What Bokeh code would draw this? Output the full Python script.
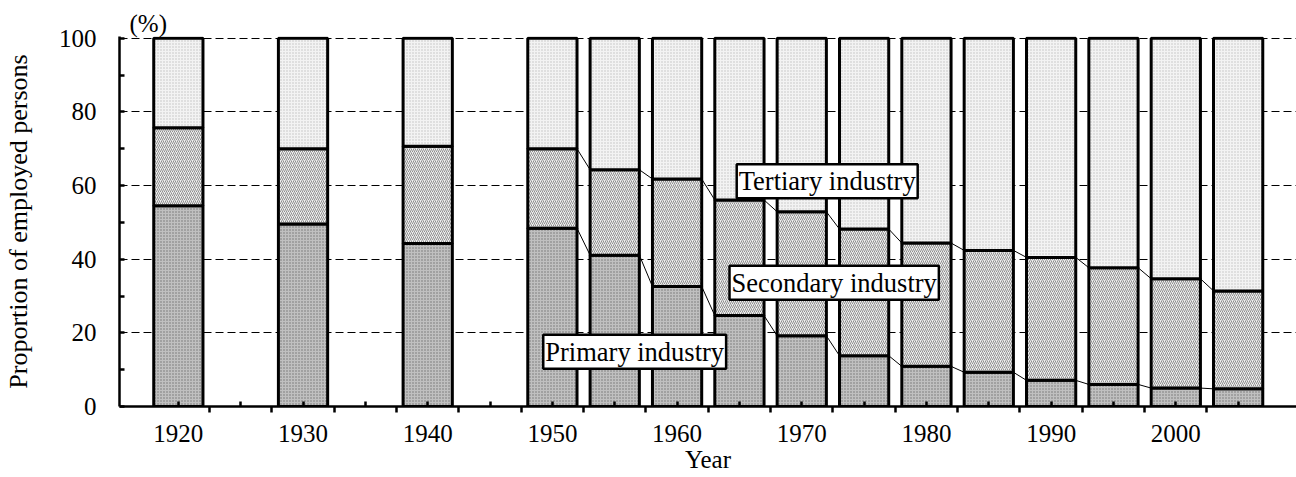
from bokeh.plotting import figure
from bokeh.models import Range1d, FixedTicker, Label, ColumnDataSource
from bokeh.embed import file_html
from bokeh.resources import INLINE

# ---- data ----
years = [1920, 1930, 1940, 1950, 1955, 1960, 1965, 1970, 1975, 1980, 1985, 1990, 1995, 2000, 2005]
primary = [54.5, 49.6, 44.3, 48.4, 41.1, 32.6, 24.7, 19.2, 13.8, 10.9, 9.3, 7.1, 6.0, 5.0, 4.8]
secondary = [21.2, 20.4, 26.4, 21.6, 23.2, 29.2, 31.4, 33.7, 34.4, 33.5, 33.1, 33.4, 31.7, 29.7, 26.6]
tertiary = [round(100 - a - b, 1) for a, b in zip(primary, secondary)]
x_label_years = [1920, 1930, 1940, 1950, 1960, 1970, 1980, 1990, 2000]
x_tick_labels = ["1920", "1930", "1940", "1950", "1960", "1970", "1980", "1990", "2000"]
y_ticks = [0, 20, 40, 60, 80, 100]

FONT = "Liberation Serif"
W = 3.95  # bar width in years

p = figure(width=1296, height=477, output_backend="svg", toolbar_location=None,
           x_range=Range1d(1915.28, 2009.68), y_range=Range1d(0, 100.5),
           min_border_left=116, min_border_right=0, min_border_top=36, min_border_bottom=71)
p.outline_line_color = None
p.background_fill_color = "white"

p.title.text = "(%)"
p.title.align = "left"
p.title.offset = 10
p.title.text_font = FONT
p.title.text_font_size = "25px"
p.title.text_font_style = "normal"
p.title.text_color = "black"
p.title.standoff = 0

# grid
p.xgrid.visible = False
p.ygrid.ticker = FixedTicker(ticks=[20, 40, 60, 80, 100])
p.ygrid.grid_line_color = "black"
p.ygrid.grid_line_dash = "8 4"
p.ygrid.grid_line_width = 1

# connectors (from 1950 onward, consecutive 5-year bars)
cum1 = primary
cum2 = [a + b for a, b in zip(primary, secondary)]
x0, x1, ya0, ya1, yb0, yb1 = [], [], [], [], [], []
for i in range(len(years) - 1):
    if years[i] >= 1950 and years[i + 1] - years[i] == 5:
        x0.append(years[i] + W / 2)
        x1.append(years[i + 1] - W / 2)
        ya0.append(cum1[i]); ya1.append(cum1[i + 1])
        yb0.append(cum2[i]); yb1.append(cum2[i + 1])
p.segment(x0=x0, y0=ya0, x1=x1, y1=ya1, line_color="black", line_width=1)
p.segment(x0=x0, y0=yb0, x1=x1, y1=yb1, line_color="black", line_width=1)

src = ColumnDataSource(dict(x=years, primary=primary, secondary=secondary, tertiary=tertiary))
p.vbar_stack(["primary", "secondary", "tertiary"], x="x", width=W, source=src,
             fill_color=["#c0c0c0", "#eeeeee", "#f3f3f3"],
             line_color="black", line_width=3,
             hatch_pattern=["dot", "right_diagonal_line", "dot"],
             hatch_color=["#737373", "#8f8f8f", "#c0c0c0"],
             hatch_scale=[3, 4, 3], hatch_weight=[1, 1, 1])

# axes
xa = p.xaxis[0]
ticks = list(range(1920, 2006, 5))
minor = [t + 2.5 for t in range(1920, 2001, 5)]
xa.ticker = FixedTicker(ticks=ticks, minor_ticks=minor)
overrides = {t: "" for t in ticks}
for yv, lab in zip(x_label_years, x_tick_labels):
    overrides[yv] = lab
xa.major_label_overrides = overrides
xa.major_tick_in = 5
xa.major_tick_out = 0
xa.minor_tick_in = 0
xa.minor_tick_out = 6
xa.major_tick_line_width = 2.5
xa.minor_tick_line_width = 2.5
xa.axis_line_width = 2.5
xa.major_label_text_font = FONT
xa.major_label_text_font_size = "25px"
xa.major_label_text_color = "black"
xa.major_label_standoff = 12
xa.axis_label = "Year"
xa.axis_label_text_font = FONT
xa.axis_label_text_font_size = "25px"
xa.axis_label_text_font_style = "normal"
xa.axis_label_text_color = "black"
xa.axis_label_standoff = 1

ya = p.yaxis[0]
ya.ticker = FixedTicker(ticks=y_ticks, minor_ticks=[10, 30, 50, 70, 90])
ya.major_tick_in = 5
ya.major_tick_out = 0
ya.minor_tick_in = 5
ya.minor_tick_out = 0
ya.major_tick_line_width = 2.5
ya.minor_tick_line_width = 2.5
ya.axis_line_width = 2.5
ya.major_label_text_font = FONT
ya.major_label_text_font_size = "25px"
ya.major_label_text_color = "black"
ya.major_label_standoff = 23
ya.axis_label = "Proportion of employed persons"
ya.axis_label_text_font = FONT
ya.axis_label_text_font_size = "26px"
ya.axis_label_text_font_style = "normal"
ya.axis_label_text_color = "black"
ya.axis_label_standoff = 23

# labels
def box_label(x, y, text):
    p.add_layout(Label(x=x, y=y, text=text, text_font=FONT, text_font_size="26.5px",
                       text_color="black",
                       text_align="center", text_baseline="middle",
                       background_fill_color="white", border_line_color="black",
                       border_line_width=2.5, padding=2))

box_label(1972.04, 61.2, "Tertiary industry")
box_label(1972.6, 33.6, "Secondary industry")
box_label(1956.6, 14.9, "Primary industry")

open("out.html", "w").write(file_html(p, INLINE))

---------------

- [What you have to do] Starting with the first line of the data above and ending with the line containing "from bokeh.resources import INLINE", please restate every line exactly, leaving images out.

- [Written answer]
What Bokeh code would draw this? Output the full Python script.
from bokeh.plotting import figure
from bokeh.models import Range1d, FixedTicker, Label, ColumnDataSource
from bokeh.embed import file_html
from bokeh.resources import INLINE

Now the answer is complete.